Tal instrumento permitirá ao governo, num futuro próximo, expandir a relação de medicamentos isentos da Cofins e do PIS e reduzir ainda mais o preço médio dos produtos farmacêuticos.
Há necessidade, todavia, da efetiva implantação desses mecanismos para que se obtenha um melhor controle da arrecadação. A tributação far-se-á nos próprios estabelecimentos produtores, sem possibilidade de evasão tributária na venda ao consumidor.
Tais mecanismos dificultarão, por outro lado, algo que a todos preocupa, ou seja, a venda de produtos que fazem "turismo" entre os Estados, têm seu prazo de validade vencido ou são adulterados, já que não há controle eficiente e há uma multiplicação do número de estabelecimentos fiscalizados que possuem um leque maior de alternativas para lesar o Fisco.
Hoje o sistema prejudica as drogarias que pagam impostos e dificulta a oferta de produtos bons e baratos. Isso se dá na medida em que o facilita o tráfego de notas e de medicamentos fabricados em São Paulo para outros Estados, retornando os mesmos produtos com alíquota menor.
A substituição tributária para frente atualmente é considerada constitucional e legal pelos tribunais superiores, sendo, para a hipótese, a solução ideal. Lembre-se que algumas farmácias são utilizadas no "escoamento" de medicamentos roubados e falsificados. Com a substituição tributária e o fim da evasão fiscal, elas tenderão a desaparecer.
Por sua vez, as empresas atacadistas que as alimentam, especializadas em "turismo" de notas fiscais, verão sua "clientela" diminuir significativamente.
Com menos tráfego de mercadorias e de notas, com melhor controle da fiscalização e com a redução dos tributos sobre os medicamentos, a tentação para sonegar será praticamente eliminada e isso é bom para o país e para a saúde.

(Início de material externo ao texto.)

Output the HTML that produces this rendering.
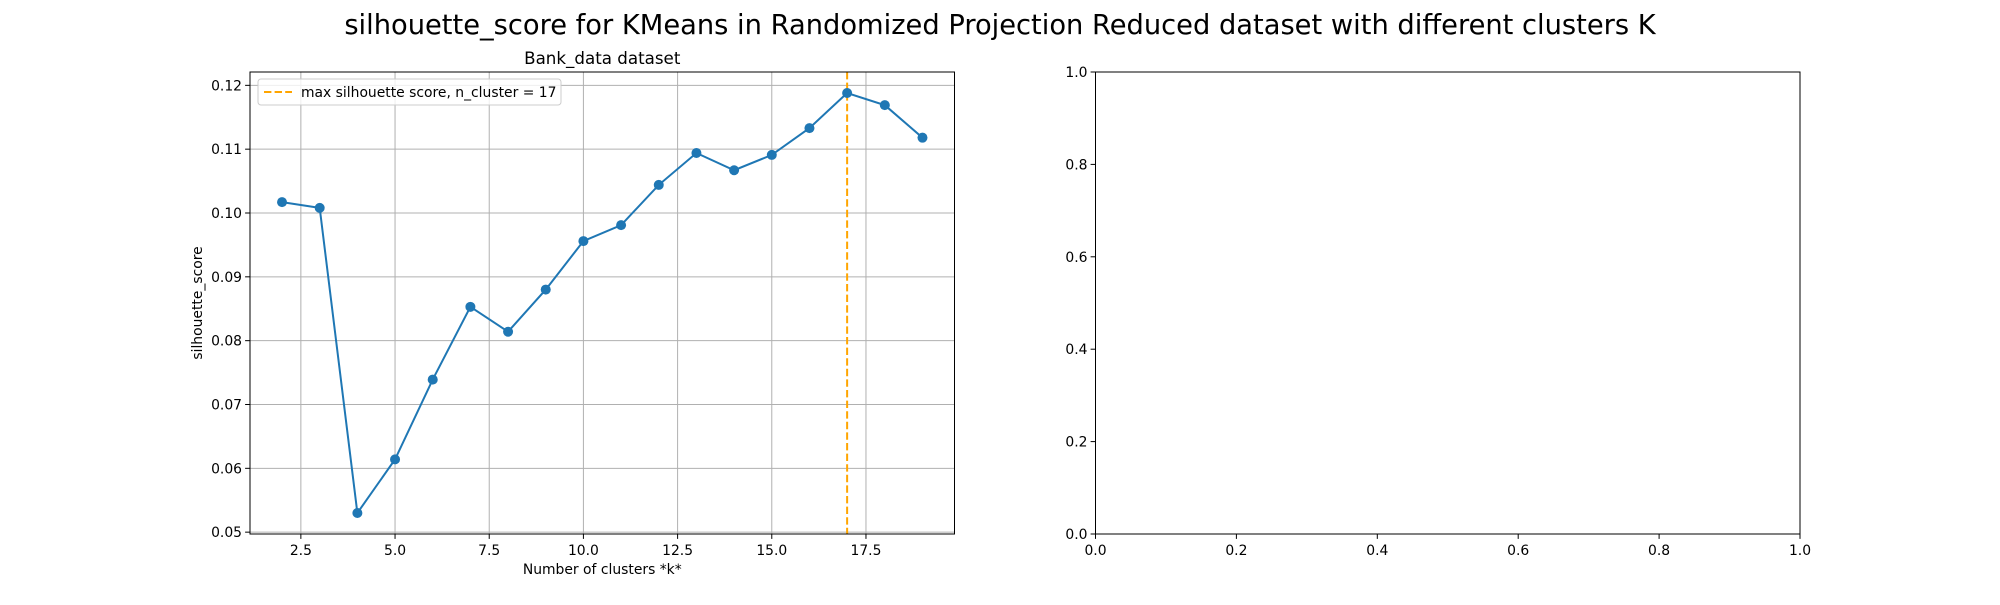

É o momento de unir esforços de fabricantes, redes de distribuição, drogarias e farmácias, assim como da classe médica, para que o preço dos medicamentos possa ser acessível à maioria da população, que deles depende.
Meu único receio na política adotada é quanto ao congelamento de preços por um ano, em economia instável e sujeita a todos os reflexos da conjuntura externa. Tal mecanismo retrógrado tem apresentado péssimos resultados ao longo da história (desde Hamurábi, há 3.800 anos, não dá certo). O congelamento, portanto, poderá prejudicar tão boa iniciativa. E tenho minhas dúvidas se é necessário, tendo em vista a entrada dos medicamentos genéricos no mercado, política sabiamente introduzida pelo ministro Serra.
A concorrência com o genérico é a forma mais eficaz de coibir o aumento abusivo de preços e de possibilitar o acesso aos medicamentos pela população de baixa renda.
O controle de preços, ao contrário, não resolve o problema de quem não tem como pagar e prejudica aqueles que podem fazê-lo. A indústria farmacêutica deixa de lançar novos fármacos e pára de investir e até de produzir, como ocorreu na época do Plano Cruzado, de triste memória.
O primeiro passo foi, entretanto, dado pelo Ministério da Saúde.
Ives Gandra da Silva Martins, 65, professor emérito da Universidade Mackenzie, da Universidade Paulista e da Escola de Comando e Estado-Maior do Exército, presidente do Conselho de Estudos Jurídicos da Federação do Comércio do Estado de São Paulo e do CEU (Centro de Extensão Universitária).